--- Start ---

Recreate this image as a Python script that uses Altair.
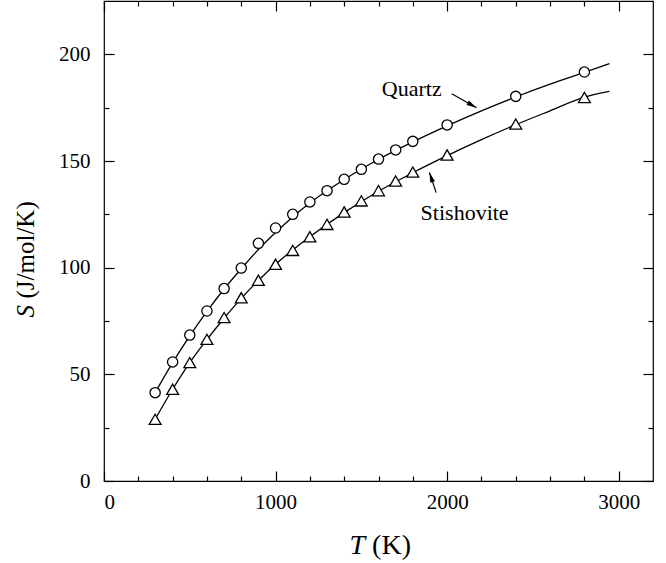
import altair as alt
import pandas as pd

# ---------------- data ----------------
T_points = [298, 400, 500, 600, 700, 800, 900, 1000, 1100, 1200, 1300, 1400,
            1500, 1600, 1700, 1800, 2000, 2400, 2800]
S_quartz = [41.4, 55.8, 68.4, 79.7, 90.2, 99.8, 111.4, 118.6, 125.0, 130.8,
            136.1, 141.4, 146.1, 150.9, 155.2, 159.2, 166.9, 180.3, 191.7]
S_stishovite = [28.9, 43.0, 55.5, 66.4, 76.6, 85.9, 94.1, 101.6, 108.1, 114.5,
                120.3, 126.1, 131.3, 136.1, 140.6, 144.8, 152.8, 167.3, 179.8]

T_fit = [298, 400, 500, 600, 700, 800, 900, 1000, 1100, 1200, 1400, 1600,
         1800, 2000, 2200, 2400, 2600, 2800, 2946]
S_fit_quartz = [41.4, 55.5, 68.0, 79.5, 90.0, 99.5, 108.5, 116.5, 123.8, 130.3,
                141.3, 150.8, 159.0, 166.5, 173.5, 180.0, 186.0, 191.5, 195.6]
S_fit_stishovite = [28.9, 43.0, 55.5, 66.3, 76.3, 85.6, 94.0, 101.6, 108.3, 114.5,
                    125.8, 135.8, 144.5, 152.5, 160.0, 167.0, 173.5, 179.9, 182.6]

x_major = [0, 1000, 2000, 3000]
x_minor = [200, 400, 600, 800, 1200, 1400, 1600, 1800, 2200, 2400, 2600, 2800]
y_major = [0, 50, 100, 150, 200]
y_minor = [25, 75, 125, 175]

ann_labels = ["Quartz", "Stishovite"]
ann_T = [1794, 2102]
ann_S = [183.7, 125.8]

arrow_id = ["q", "s"]
arrow_T_start = [2027, 1936]
arrow_S_start = [181.5, 135.2]
arrow_T_end = [2171, 1897]
arrow_S_end = [175.0, 144.6]
arrow_angle = [119.3, 341.5]

# ---------------- tables ----------------
q_fit = pd.DataFrame({"T": T_fit, "S": S_fit_quartz})
s_fit = pd.DataFrame({"T": T_fit, "S": S_fit_stishovite})
q_pts = pd.DataFrame({"T": T_points, "S": S_quartz})
s_pts = pd.DataFrame({"T": T_points, "S": S_stishovite})
ann = pd.DataFrame({"label": ann_labels, "T": ann_T, "S": ann_S})
shafts = pd.DataFrame({
    "id": arrow_id + arrow_id,
    "T": arrow_T_start + arrow_T_end,
    "S": arrow_S_start + arrow_S_end,
})
heads = pd.DataFrame({"T": arrow_T_end, "S": arrow_S_end, "angle": arrow_angle})

FONT = "Liberation Serif"
xs = alt.Scale(domain=[0, 3200], nice=False, zero=False)
ys = alt.Scale(domain=[0, 225], nice=False, zero=False)

common = dict(grid=False, domain=False)

# axes
x_lab = alt.Axis(orient="bottom", values=x_major, format="d", ticks=False, tickSize=0,
                 labelPadding=10, labelFont=FONT, labelFontSize=21,
                 title="(K)", titleFont=FONT, titleFontSize=28,
                 titleFontWeight="normal", titleX=267.6, titleY=72,
                 titleAlign="left", titleBaseline="alphabetic", **common)
y_lab = alt.Axis(orient="left", values=y_major, format="d", ticks=False, tickSize=0,
                 labelPadding=14, labelFont=FONT, labelFontSize=21,
                 title="(J/mol/K)", titleFont=FONT, titleFontSize=25,
                 titleFontWeight="normal", titleAngle=270, titleX=-79,
                 titleY=297, titleAlign="left", titleBaseline="middle", **common)
x_title = alt.Axis(orient="bottom", labels=False, ticks=False, title="T",
                   titleFont=FONT, titleFontSize=28, titleFontWeight="normal",
                   titleFontStyle="italic", titleX=245, titleY=72,
                   titleAlign="left", titleBaseline="alphabetic", **common)
y_title = alt.Axis(orient="left", labels=False, ticks=False, title="S",
                   titleFont=FONT, titleFontSize=25, titleFontWeight="normal",
                   titleFontStyle="italic", titleAngle=270, titleX=-79,
                   titleY=316, titleAlign="left", titleBaseline="middle", **common)


def tick_axis(orient, vals, size):
    return alt.Axis(orient=orient, values=vals, labels=False, ticks=True,
                    tickSize=size, offset=-size, title=None, **common)


def enc(xaxis, yaxis):
    return dict(
        x=alt.X("T:Q", scale=xs, axis=xaxis),
        y=alt.Y("S:Q", scale=ys, axis=yaxis),
    )


line_q = alt.Chart(q_fit).mark_line(color="black", strokeWidth=1.3,
                                     interpolate="monotone").encode(**enc(x_lab, y_lab))
line_s = alt.Chart(s_fit).mark_line(color="black", strokeWidth=1.3,
                                     interpolate="monotone").encode(**enc(x_title, y_title))
pts_q = alt.Chart(q_pts).mark_point(shape="circle", size=105, filled=False,
                                    fill="white", fillOpacity=1, stroke="black",
                                    strokeWidth=1.3, opacity=1).encode(
    **enc(tick_axis("bottom", x_major, 10), tick_axis("left", y_major, 10)))
pts_s = alt.Chart(s_pts).mark_point(shape="triangle-up", size=140, filled=False,
                                    fill="white", fillOpacity=1, stroke="black",
                                    strokeWidth=1.3, opacity=1).encode(
    **enc(tick_axis("bottom", x_minor, 5), tick_axis("left", y_minor, 5)))
texts = alt.Chart(ann).mark_text(font=FONT, fontSize=22, color="black",
                                 align="center", baseline="middle").encode(
    text="label:N",
    **enc(tick_axis("top", x_major, 10), tick_axis("right", y_major, 10)))
shaft = alt.Chart(shafts).mark_line(color="black", strokeWidth=1.2).encode(
    detail="id:N",
    **enc(tick_axis("top", x_minor, 5), tick_axis("right", y_minor, 5)))
head = alt.Chart(heads).mark_point(shape="M0,0L0.5,2L-0.5,2Z", filled=True,
                                   color="black", size=100, opacity=1).encode(
    angle=alt.Angle("angle:Q", scale=None),
    **enc(None, None))

chart = alt.layer(line_q, line_s, pts_q, pts_s, texts, shaft, head).resolve_axis(
    x="independent", y="independent"
).properties(
    width=549, height=480,
    padding={"left": 104, "top": 1, "right": 13, "bottom": 82},
    autosize=alt.AutoSizeParams(type="none"),
    background="white",
).configure(
    font=FONT
).configure_view(
    stroke="black", strokeWidth=1.2
).configure_axis(
    tickColor="black", tickWidth=1.2, labelColor="black", titleColor="black",
    labelFont=FONT, titleFont=FONT
).configure_text(
    font=FONT
)

chart.save("out.html", embed_options={"renderer": "svg", "actions": False})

--- End ---

*STATED GOAL*: Repeat the data exactly, dropping every picture it holds.

*OUTPUT FOR THIS EXERCISE*:
Recreate this image as a Python script that uses Altair.
import altair as alt
import pandas as pd

# ---------------- data ----------------
T_points = [298, 400, 500, 600, 700, 800, 900, 1000, 1100, 1200, 1300, 1400,
            1500, 1600, 1700, 1800, 2000, 2400, 2800]
S_quartz = [41.4, 55.8, 68.4, 79.7, 90.2, 99.8, 111.4, 118.6, 125.0, 130.8,
            136.1, 141.4, 146.1, 150.9, 155.2, 159.2, 166.9, 180.3, 191.7]
S_stishovite = [28.9, 43.0, 55.5, 66.4, 76.6, 85.9, 94.1, 101.6, 108.1, 114.5,
                120.3, 126.1, 131.3, 136.1, 140.6, 144.8, 152.8, 167.3, 179.8]

T_fit = [298, 400, 500, 600, 700, 800, 900, 1000, 1100, 1200, 1400, 1600,
         1800, 2000, 2200, 2400, 2600, 2800, 2946]
S_fit_quartz = [41.4, 55.5, 68.0, 79.5, 90.0, 99.5, 108.5, 116.5, 123.8, 130.3,
                141.3, 150.8, 159.0, 166.5, 173.5, 180.0, 186.0, 191.5, 195.6]
S_fit_stishovite = [28.9, 43.0, 55.5, 66.3, 76.3, 85.6, 94.0, 101.6, 108.3, 114.5,
                    125.8, 135.8, 144.5, 152.5, 160.0, 167.0, 173.5, 179.9, 182.6]

x_major = [0, 1000, 2000, 3000]
x_minor = [200, 400, 600, 800, 1200, 1400, 1600, 1800, 2200, 2400, 2600, 2800]
y_major = [0, 50, 100, 150, 200]
y_minor = [25, 75, 125, 175]

ann_labels = ["Quartz", "Stishovite"]
ann_T = [1794, 2102]
ann_S = [183.7, 125.8]

arrow_id = ["q", "s"]
arrow_T_start = [2027, 1936]
arrow_S_start = [181.5, 135.2]
arrow_T_end = [2171, 1897]
arrow_S_end = [175.0, 144.6]
arrow_angle = [119.3, 341.5]

# ---------------- tables ----------------
q_fit = pd.DataFrame({"T": T_fit, "S": S_fit_quartz})
s_fit = pd.DataFrame({"T": T_fit, "S": S_fit_stishovite})
q_pts = pd.DataFrame({"T": T_points, "S": S_quartz})
s_pts = pd.DataFrame({"T": T_points, "S": S_stishovite})
ann = pd.DataFrame({"label": ann_labels, "T": ann_T, "S": ann_S})
shafts = pd.DataFrame({
    "id": arrow_id + arrow_id,
    "T": arrow_T_start + arrow_T_end,
    "S": arrow_S_start + arrow_S_end,
})
heads = pd.DataFrame({"T": arrow_T_end, "S": arrow_S_end, "angle": arrow_angle})

FONT = "Liberation Serif"
xs = alt.Scale(domain=[0, 3200], nice=False, zero=False)
ys = alt.Scale(domain=[0, 225], nice=False, zero=False)

common = dict(grid=False, domain=False)

# axes
x_lab = alt.Axis(orient="bottom", values=x_major, format="d", ticks=False, tickSize=0,
                 labelPadding=10, labelFont=FONT, labelFontSize=21,
                 title="(K)", titleFont=FONT, titleFontSize=28,
                 titleFontWeight="normal", titleX=267.6, titleY=72,
                 titleAlign="left", titleBaseline="alphabetic", **common)
y_lab = alt.Axis(orient="left", values=y_major, format="d", ticks=False, tickSize=0,
                 labelPadding=14, labelFont=FONT, labelFontSize=21,
                 title="(J/mol/K)", titleFont=FONT, titleFontSize=25,
                 titleFontWeight="normal", titleAngle=270, titleX=-79,
                 titleY=297, titleAlign="left", titleBaseline="middle", **common)
x_title = alt.Axis(orient="bottom", labels=False, ticks=False, title="T",
                   titleFont=FONT, titleFontSize=28, titleFontWeight="normal",
                   titleFontStyle="italic", titleX=245, titleY=72,
                   titleAlign="left", titleBaseline="alphabetic", **common)
y_title = alt.Axis(orient="left", labels=False, ticks=False, title="S",
                   titleFont=FONT, titleFontSize=25, titleFontWeight="normal",
                   titleFontStyle="italic", titleAngle=270, titleX=-79,
                   titleY=316, titleAlign="left", titleBaseline="middle", **common)


def tick_axis(orient, vals, size):
    return alt.Axis(orient=orient, values=vals, labels=False, ticks=True,
                    tickSize=size, offset=-size, title=None, **common)


def enc(xaxis, yaxis):
    return dict(
        x=alt.X("T:Q", scale=xs, axis=xaxis),
        y=alt.Y("S:Q", scale=ys, axis=yaxis),
    )


line_q = alt.Chart(q_fit).mark_line(color="black", strokeWidth=1.3,
                                     interpolate="monotone").encode(**enc(x_lab, y_lab))
line_s = alt.Chart(s_fit).mark_line(color="black", strokeWidth=1.3,
                                     interpolate="monotone").encode(**enc(x_title, y_title))
pts_q = alt.Chart(q_pts).mark_point(shape="circle", size=105, filled=False,
                                    fill="white", fillOpacity=1, stroke="black",
                                    strokeWidth=1.3, opacity=1).encode(
    **enc(tick_axis("bottom", x_major, 10), tick_axis("left", y_major, 10)))
pts_s = alt.Chart(s_pts).mark_point(shape="triangle-up", size=140, filled=False,
                                    fill="white", fillOpacity=1, stroke="black",
                                    strokeWidth=1.3, opacity=1).encode(
    **enc(tick_axis("bottom", x_minor, 5), tick_axis("left", y_minor, 5)))
texts = alt.Chart(ann).mark_text(font=FONT, fontSize=22, color="black",
                                 align="center", baseline="middle").encode(
    text="label:N",
    **enc(tick_axis("top", x_major, 10), tick_axis("right", y_major, 10)))
shaft = alt.Chart(shafts).mark_line(color="black", strokeWidth=1.2).encode(
    detail="id:N",
    **enc(tick_axis("top", x_minor, 5), tick_axis("right", y_minor, 5)))
head = alt.Chart(heads).mark_point(shape="M0,0L0.5,2L-0.5,2Z", filled=True,
                                   color="black", size=100, opacity=1).encode(
    angle=alt.Angle("angle:Q", scale=None),
    **enc(None, None))

chart = alt.layer(line_q, line_s, pts_q, pts_s, texts, shaft, head).resolve_axis(
    x="independent", y="independent"
).properties(
    width=549, height=480,
    padding={"left": 104, "top": 1, "right": 13, "bottom": 82},
    autosize=alt.AutoSizeParams(type="none"),
    background="white",
).configure(
    font=FONT
).configure_view(
    stroke="black", strokeWidth=1.2
).configure_axis(
    tickColor="black", tickWidth=1.2, labelColor="black", titleColor="black",
    labelFont=FONT, titleFont=FONT
).configure_text(
    font=FONT
)

chart.save("out.html", embed_options={"renderer": "svg", "actions": False})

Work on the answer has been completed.